There's a young man at our library who says Maggie is his best friend. He actually says this about several of the preschoolers. You can truly see him just light up when kids arrive to play with him in the children's area of the library, which includes a mini kitchen and a puppet stage.
But the young man is in his early 20s (23, I think). He is developmentally on par with a 10 or 11 year old, though. He used to sit in the mall and color in his notebook about Super Mario, but some of the kids made fun of him, so he started walking to the library every day instead. He would sit quietly at the puzzle tables in the children's area of the library, until his friends came by and they could all play. Sometimes it would be a few days without his friends, and he would be sad. Each day he continued to walk to the library around the time they opened, and walk back home when his dad got home from work around 3PM or so. He never ate at the library, because it wasn't allowed. The librarians invited him to eat in the break room with them, but he refused because to his 10 year old mind, rules are rules. No food in the library.

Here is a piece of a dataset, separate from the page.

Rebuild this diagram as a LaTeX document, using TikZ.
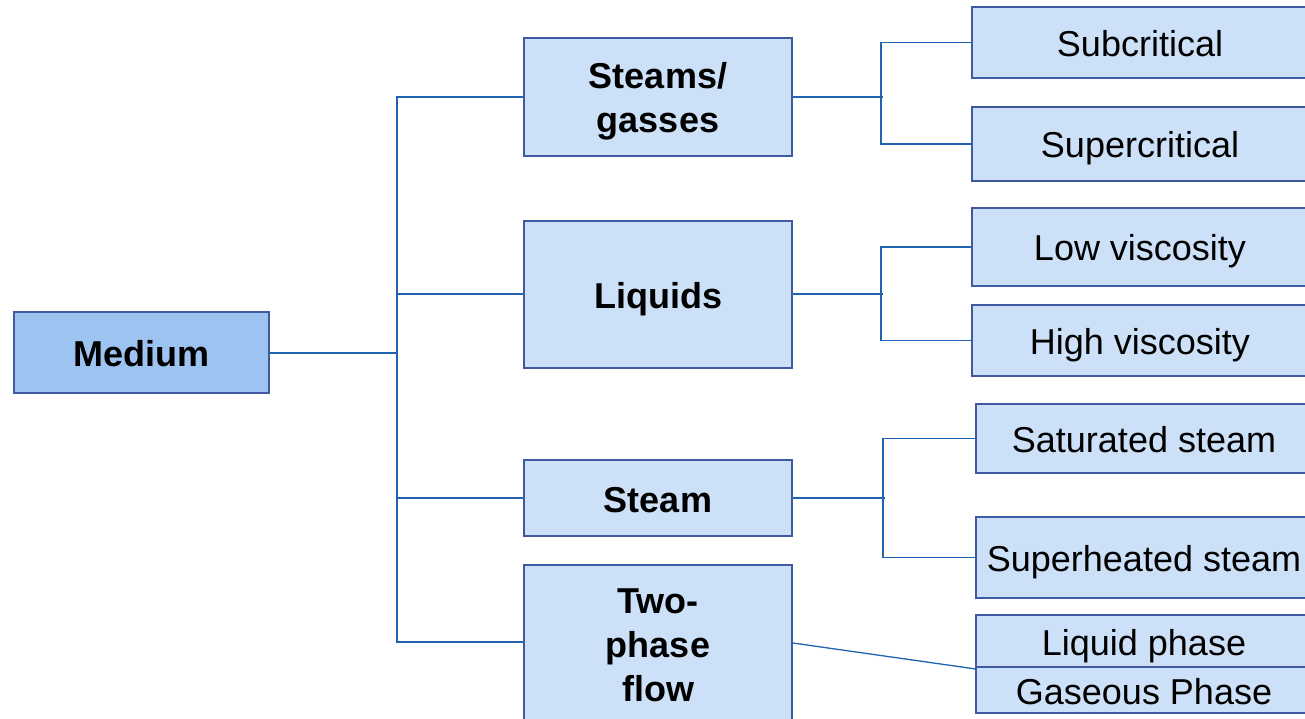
\documentclass[tikz,border=0pt]{standalone}
\usepackage{fontspec}
\setmainfont{Liberation Sans}
\definecolor{boxfill}{RGB}{204,224,247}
\definecolor{medfill}{RGB}{157,195,240}
\definecolor{boxline}{RGB}{63,90,160}
\definecolor{conline}{RGB}{31,98,176}
\tikzset{
  box/.style={draw=boxline, line width=1.8pt, fill=boxfill, rectangle, inner sep=0pt, align=center, font=\fontsize{36}{44}\selectfont, text=black},
  one/.style={text height=28pt, text depth=0pt},
  bbox/.style={box, font=\fontsize{36}{44}\selectfont\bfseries},
  lbl/.style={inner sep=0pt, align=center, font=\fontsize{36}{44}\selectfont\bfseries, text=black},
  stub/.style={draw=conline, line width=2pt},
  conn/.style={draw=conline, line width=1.3pt},
}
\begin{document}
\begin{tikzpicture}[x=1pt,y=-1pt]
\useasboundingbox (0,0) rectangle (1305,719);
\begin{scope}
\clip (0,0) rectangle (1305,719);
% level 0
\node[bbox, one, fill=medfill, minimum width=255pt, minimum height=81pt] (med) at (141.5,352.5) {Medium};
% level 1
\node[bbox, minimum width=268pt, minimum height=118pt] (gas) at (658,97) {};
\node[lbl] (gastext) at (658,101) {Steams/\\gasses};
\node[bbox, one, minimum width=268pt, minimum height=147pt] (liq) at (658,294.5) {Liquids};
\node[bbox, one, minimum width=268pt, minimum height=76pt] (stm) at (658,498) {Steam};
\node[bbox, minimum width=268pt, minimum height=190pt] (tp) at (658,660) {};
\node[lbl] (tptext) at (658,645) {Two-\\phase\\flow};
% level 2
\node[box, one, minimum width=336pt, minimum height=71pt] (sub) at (1140,42.5) {Subcritical};
\node[box, one, minimum width=336pt, minimum height=74pt] (sup) at (1140,144) {Supercritical};
\node[box, one, minimum width=336pt, minimum height=78pt] (low) at (1140,247) {Low viscosity};
\node[box, one, minimum width=336pt, minimum height=71pt] (high) at (1140,340.5) {High viscosity};
\node[box, one, minimum width=336pt, minimum height=69pt] (sat) at (1144,438.5) {Saturated steam};
\node[box, one, minimum width=336pt, minimum height=81pt] (sh) at (1144,557.5) {Superheated steam};
\node[box, one, minimum width=336pt, minimum height=52pt] (lp) at (1144,641) {Liquid phase};
\node[box, one, minimum width=336pt, minimum height=46pt] (gp) at (1144,690) {Gaseous Phase};
% connectors level 0 -> 1
\coordinate (trunk) at (397,0);
\coordinate (tpin) at (tp.west |- 0,642);
\coordinate (tpout) at (tp.east |- 0,643);
\draw[stub] (med.east) -- (med.east -| trunk);
\draw[conn] (gas.west) -| (tpin -| trunk) -- (tpin);
\draw[conn] ([yshift=0.5pt]liq.west) -- ([yshift=0.5pt]liq.west -| trunk);
\draw[conn] (stm.west) -- (stm.west -| trunk);
% level 1 -> 2
\draw[stub] (gas.east) -- ++(90,0);
\draw[conn] (sub.west) -| ([xshift=-90pt]sup.west) -- (sup.west);
\draw[stub] ([yshift=0.5pt]liq.east) -- ++(90,0);
\draw[conn] (low.west) -| ([xshift=-90pt]high.west) -- (high.west);
\draw[stub] (stm.east) -- ++(92,0);
\draw[conn] (sat.west) -| ([xshift=-92pt]sh.west) -- (sh.west);
\draw[conn] (tpout) -- ([yshift=-1pt]lp.south west);
\end{scope}
\end{tikzpicture}
\end{document}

The problem for which I'm seeking possible solutions started around the holidays. The young man has been asked to sit at the other end of the library, down by the research area. He says it's quiet, and he's sad. He's asked the librarians to tell him whenever his friends come in, but of course that's not practical.
I'm not sure exactly why he was asked to move, but I would guess that an adult male playing with preschoolers made some parents uncomfortable. I really wouldn't want people to avoid the library for such a reason.
What other options are there for a special young man like this to spend his days pleasantly, without potentially offending someone else? He's too young for adult day-care type centers, and doesn't have obvious disabilities, which would make him too 'healthy' for a center for special needs people. What else is there for him? If you have any ideas, I'd love to hear them!